Instructions to follow: Below is a block of records; reproduce all of them exactly and leave out any pictures.

___

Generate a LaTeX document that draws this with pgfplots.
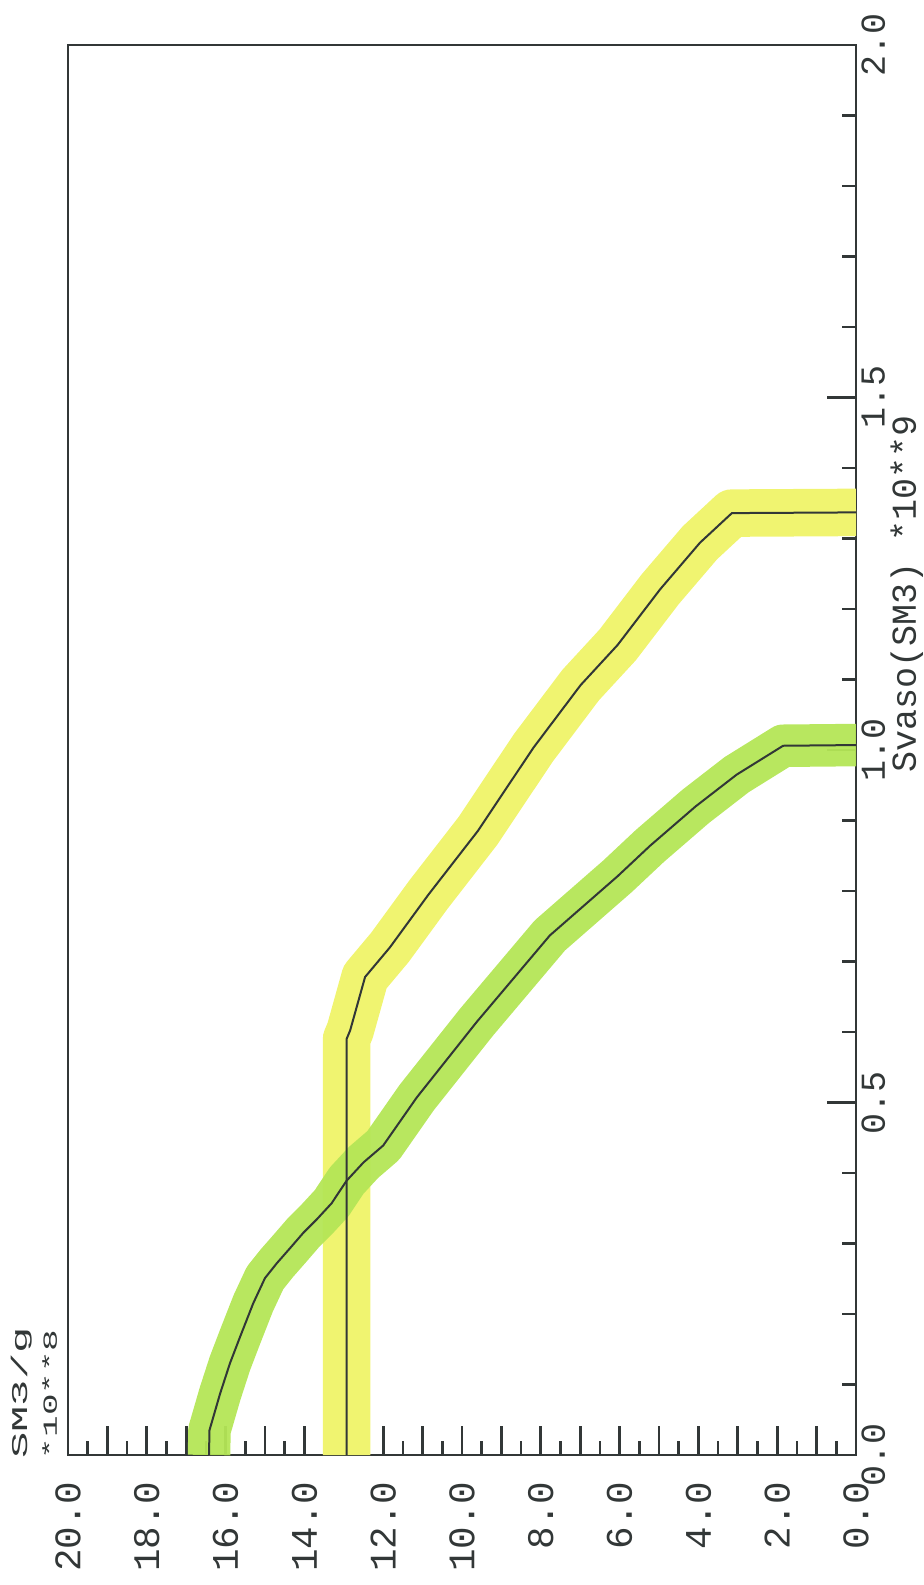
\documentclass[border=0pt]{standalone}
\usepackage{pgfplots}
\usepackage{pgfplotstable}
\pgfplotsset{compat=1.18}
\usepackage{fontspec}
\newfontfamily\plotfont{Liberation Mono}
\definecolor{hlyellow}{RGB}{240,244,112}
\definecolor{hlgreen}{RGB}{180,230,86}
\definecolor{ink}{RGB}{50,55,55}

\pgfplotstableread{
x y
0.000 12.93
0.590 12.93
0.602 12.84
0.678 12.46
0.720 11.83
0.795 10.85
0.885 9.60
1.003 8.19
1.092 6.99
1.149 6.05
1.228 4.97
1.294 3.96
1.336 3.15
1.337 0.00
}\yellowdata

\pgfplotstableread{
x y
0.000 16.42
0.035 16.41
0.087 16.14
0.130 15.89
0.168 15.63
0.215 15.30
0.251 15.00
0.272 14.70
0.293 14.37
0.315 14.03
0.334 13.69
0.357 13.31
0.389 12.93
0.415 12.50
0.439 12.00
0.507 11.15
0.614 9.63
0.737 7.77
0.821 6.05
0.864 5.23
0.920 4.07
0.965 3.03
1.006 1.85
1.007 0.00
}\greendata

\begin{document}
\begin{tikzpicture}[rotate=90, transform shape]
\begin{axis}[
  width=564pt, height=315.2pt, scale only axis,
  xmin=0, xmax=2, ymin=0, ymax=20,
  axis line style={ink, line width=1.1pt},
  xtick={0,0.5,1,1.5,2}, xticklabels={0.0,0.5,1.0,1.5,2.0},
  minor x tick num=4,
  ytick={0,1,...,20},
  yticklabels={0.0,,2.0,,4.0,,6.0,,8.0,,10.0,,12.0,,14.0,,16.0,,18.0,,20.0},
  minor y tick num=1,
  xtick pos=bottom, ytick pos=left, tick align=inside,
  major tick length=11.8pt, minor tick length=5.8pt,
  tick style={ink, line width=1.1pt},
  xticklabel style={font=\fontsize{14}{14}\selectfont\plotfont, text=ink, anchor=north, inner sep=0pt, yshift=-2pt},
  yticklabel style={font=\fontsize{15}{15}\selectfont\plotfont, text=ink, anchor=east, inner sep=0pt, xshift=-10.4pt},
  clip=false,
]
\addplot[hlyellow, line width=19pt, line join=round] table {\yellowdata};
\addplot[hlgreen, line width=17pt, line join=round, opacity=0.95] table {\greendata};
\addplot[ink, line width=0.8pt] table {\yellowdata};
\addplot[ink, line width=0.8pt] table {\greendata};
\node[anchor=base west, inner sep=0pt, font=\fontsize{14}{14}\selectfont\plotfont, text=ink] at (axis cs:0.968,-1.52) {Svaso(SM3) *10**9};
\node[anchor=base west, inner sep=0pt, font=\fontsize{9}{9}\selectfont\plotfont, text=ink, xscale=1.95] at (axis cs:-0.007,21.02) {SM3/g};
\node[anchor=base west, inner sep=0pt, font=\fontsize{8}{8}\selectfont\plotfont, text=ink, xscale=1.8] at (axis cs:-0.007,20.28) {*10**8};
\path (rel axis cs:-0.0922,-0.0838) rectangle (rel axis cs:1.0319,1.0863);
\end{axis}
\end{tikzpicture}
\end{document}
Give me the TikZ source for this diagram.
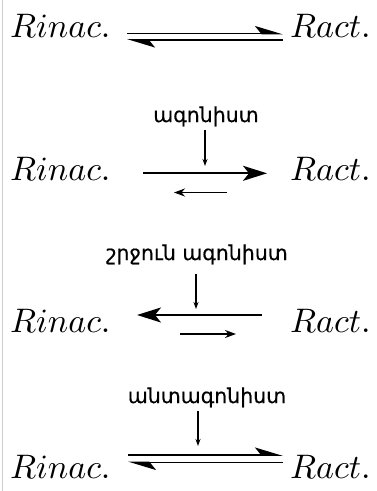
\documentclass[tikz,border=0pt]{standalone}
\usepackage{fontspec}
\newfontfamily\armfont{DejaVu Sans}[Script=Armenian, FakeBold=0.6]
% math italic that scales to any size
\DeclareFontFamily{OML}{cmmx}{\skewchar\font127}
\DeclareFontShape{OML}{cmmx}{m}{it}{<->cmmi10}{}
\DeclareSymbolFont{letters}{OML}{cmmx}{m}{it}
\usetikzlibrary{arrows.meta}
\tikzset{
  state/.style={anchor=base west, inner sep=0pt, font=\fontsize{34}{40}\selectfont},
  drug/.style={anchor=base, inner sep=0pt, font=\armfont\fontsize{20.5}{24}\selectfont},
  fwd/.style={line width=1.8pt, -{Stealth[length=24pt,width=15pt,inset=6pt]}},
  back/.style={line width=1.7pt, -{Stealth[length=11pt,width=8pt]}},
  cue/.style={line width=1.2pt, -{Stealth[length=7pt,width=5pt]}},
  harp/.style={line width=1.8pt, -{Stealth[harpoon,length=25pt,width=15pt,inset=6pt]}},
}
\begin{document}
\begin{tikzpicture}[x=1pt,y=-1pt]
\useasboundingbox (0,0) rectangle (377,491);
\draw[black!20, line width=1pt] (2.5,0) -- (2.5,491);

% basal equilibrium
\node[state] (i1) at (10,37) {$Rinac.$};
\node[state] (a1) at (290,37) {$Ract.$};
\coordinate (p1) at (127,33.5); \coordinate (q1) at (283,33.5);
\coordinate (r1) at (283,40); \coordinate (s1) at (127,40);
\draw[harp] (p1) -- (q1);
\draw[harp] (r1) -- (s1);

% agonist
\node[drug] (d2) at (206,122) {ագոնիստ};
\node[state] (i2) at (10,180) {$Rinac.$};
\node[state] (a2) at (290,180) {$Ract.$};
\coordinate (t2) at (205,130); \coordinate (b2) at (205,166);
\coordinate (p2) at (143,173.3); \coordinate (q2) at (267,173.3);
\coordinate (r2) at (227,192.5); \coordinate (s2) at (174,192.5);
\draw[cue] (t2) -- (b2);
\draw[fwd] (p2) -- (q2);
\draw[back] (r2) -- (s2);

% inverse agonist
\node[drug] (d3) at (197,260) {շրջուն ագոնիստ};
\node[state] (i3) at (10,332) {$Rinac.$};
\node[state] (a3) at (290,332) {$Ract.$};
\coordinate (t3) at (196,274); \coordinate (b3) at (196,309);
\coordinate (p3) at (262,315); \coordinate (q3) at (137,315);
\coordinate (r3) at (180,334); \coordinate (s3) at (236,334);
\draw[cue] (t3) -- (b3);
\draw[fwd] (p3) -- (q3);
\draw[back] (r3) -- (s3);

% antagonist
\node[drug] (d4) at (207,403) {անտագոնիստ};
\node[state] (i4) at (10,478) {$Rinac.$};
\node[state] (a4) at (290,478) {$Ract.$};
\coordinate (t4) at (198,411); \coordinate (b4) at (198,446);
\coordinate (p4) at (128,455); \coordinate (q4) at (283,455);
\coordinate (r4) at (283,462.5); \coordinate (s4) at (128,462.5);
\draw[cue] (t4) -- (b4);
\draw[harp] (p4) -- (q4);
\draw[harp] (r4) -- (s4);
\end{tikzpicture}
\end{document}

___

Answer:
Generate a LaTeX document that draws this with pgfplots.
\documentclass[border=0pt]{standalone}
\usepackage{pgfplots}
\usepackage{pgfplotstable}
\pgfplotsset{compat=1.18}
\usepackage{fontspec}
\newfontfamily\plotfont{Liberation Mono}
\definecolor{hlyellow}{RGB}{240,244,112}
\definecolor{hlgreen}{RGB}{180,230,86}
\definecolor{ink}{RGB}{50,55,55}

\pgfplotstableread{
x y
0.000 12.93
0.590 12.93
0.602 12.84
0.678 12.46
0.720 11.83
0.795 10.85
0.885 9.60
1.003 8.19
1.092 6.99
1.149 6.05
1.228 4.97
1.294 3.96
1.336 3.15
1.337 0.00
}\yellowdata

\pgfplotstableread{
x y
0.000 16.42
0.035 16.41
0.087 16.14
0.130 15.89
0.168 15.63
0.215 15.30
0.251 15.00
0.272 14.70
0.293 14.37
0.315 14.03
0.334 13.69
0.357 13.31
0.389 12.93
0.415 12.50
0.439 12.00
0.507 11.15
0.614 9.63
0.737 7.77
0.821 6.05
0.864 5.23
0.920 4.07
0.965 3.03
1.006 1.85
1.007 0.00
}\greendata

\begin{document}
\begin{tikzpicture}[rotate=90, transform shape]
\begin{axis}[
  width=564pt, height=315.2pt, scale only axis,
  xmin=0, xmax=2, ymin=0, ymax=20,
  axis line style={ink, line width=1.1pt},
  xtick={0,0.5,1,1.5,2}, xticklabels={0.0,0.5,1.0,1.5,2.0},
  minor x tick num=4,
  ytick={0,1,...,20},
  yticklabels={0.0,,2.0,,4.0,,6.0,,8.0,,10.0,,12.0,,14.0,,16.0,,18.0,,20.0},
  minor y tick num=1,
  xtick pos=bottom, ytick pos=left, tick align=inside,
  major tick length=11.8pt, minor tick length=5.8pt,
  tick style={ink, line width=1.1pt},
  xticklabel style={font=\fontsize{14}{14}\selectfont\plotfont, text=ink, anchor=north, inner sep=0pt, yshift=-2pt},
  yticklabel style={font=\fontsize{15}{15}\selectfont\plotfont, text=ink, anchor=east, inner sep=0pt, xshift=-10.4pt},
  clip=false,
]
\addplot[hlyellow, line width=19pt, line join=round] table {\yellowdata};
\addplot[hlgreen, line width=17pt, line join=round, opacity=0.95] table {\greendata};
\addplot[ink, line width=0.8pt] table {\yellowdata};
\addplot[ink, line width=0.8pt] table {\greendata};
\node[anchor=base west, inner sep=0pt, font=\fontsize{14}{14}\selectfont\plotfont, text=ink] at (axis cs:0.968,-1.52) {Svaso(SM3) *10**9};
\node[anchor=base west, inner sep=0pt, font=\fontsize{9}{9}\selectfont\plotfont, text=ink, xscale=1.95] at (axis cs:-0.007,21.02) {SM3/g};
\node[anchor=base west, inner sep=0pt, font=\fontsize{8}{8}\selectfont\plotfont, text=ink, xscale=1.8] at (axis cs:-0.007,20.28) {*10**8};
\path (rel axis cs:-0.0922,-0.0838) rectangle (rel axis cs:1.0319,1.0863);
\end{axis}
\end{tikzpicture}
\end{document}
Give me the TikZ source for this diagram.
\documentclass[tikz,border=0pt]{standalone}
\usepackage{fontspec}
\newfontfamily\armfont{DejaVu Sans}[Script=Armenian, FakeBold=0.6]
% math italic that scales to any size
\DeclareFontFamily{OML}{cmmx}{\skewchar\font127}
\DeclareFontShape{OML}{cmmx}{m}{it}{<->cmmi10}{}
\DeclareSymbolFont{letters}{OML}{cmmx}{m}{it}
\usetikzlibrary{arrows.meta}
\tikzset{
  state/.style={anchor=base west, inner sep=0pt, font=\fontsize{34}{40}\selectfont},
  drug/.style={anchor=base, inner sep=0pt, font=\armfont\fontsize{20.5}{24}\selectfont},
  fwd/.style={line width=1.8pt, -{Stealth[length=24pt,width=15pt,inset=6pt]}},
  back/.style={line width=1.7pt, -{Stealth[length=11pt,width=8pt]}},
  cue/.style={line width=1.2pt, -{Stealth[length=7pt,width=5pt]}},
  harp/.style={line width=1.8pt, -{Stealth[harpoon,length=25pt,width=15pt,inset=6pt]}},
}
\begin{document}
\begin{tikzpicture}[x=1pt,y=-1pt]
\useasboundingbox (0,0) rectangle (377,491);
\draw[black!20, line width=1pt] (2.5,0) -- (2.5,491);

% basal equilibrium
\node[state] (i1) at (10,37) {$Rinac.$};
\node[state] (a1) at (290,37) {$Ract.$};
\coordinate (p1) at (127,33.5); \coordinate (q1) at (283,33.5);
\coordinate (r1) at (283,40); \coordinate (s1) at (127,40);
\draw[harp] (p1) -- (q1);
\draw[harp] (r1) -- (s1);

% agonist
\node[drug] (d2) at (206,122) {ագոնիստ};
\node[state] (i2) at (10,180) {$Rinac.$};
\node[state] (a2) at (290,180) {$Ract.$};
\coordinate (t2) at (205,130); \coordinate (b2) at (205,166);
\coordinate (p2) at (143,173.3); \coordinate (q2) at (267,173.3);
\coordinate (r2) at (227,192.5); \coordinate (s2) at (174,192.5);
\draw[cue] (t2) -- (b2);
\draw[fwd] (p2) -- (q2);
\draw[back] (r2) -- (s2);

% inverse agonist
\node[drug] (d3) at (197,260) {շրջուն ագոնիստ};
\node[state] (i3) at (10,332) {$Rinac.$};
\node[state] (a3) at (290,332) {$Ract.$};
\coordinate (t3) at (196,274); \coordinate (b3) at (196,309);
\coordinate (p3) at (262,315); \coordinate (q3) at (137,315);
\coordinate (r3) at (180,334); \coordinate (s3) at (236,334);
\draw[cue] (t3) -- (b3);
\draw[fwd] (p3) -- (q3);
\draw[back] (r3) -- (s3);

% antagonist
\node[drug] (d4) at (207,403) {անտագոնիստ};
\node[state] (i4) at (10,478) {$Rinac.$};
\node[state] (a4) at (290,478) {$Ract.$};
\coordinate (t4) at (198,411); \coordinate (b4) at (198,446);
\coordinate (p4) at (128,455); \coordinate (q4) at (283,455);
\coordinate (r4) at (283,462.5); \coordinate (s4) at (128,462.5);
\draw[cue] (t4) -- (b4);
\draw[harp] (p4) -- (q4);
\draw[harp] (r4) -- (s4);
\end{tikzpicture}
\end{document}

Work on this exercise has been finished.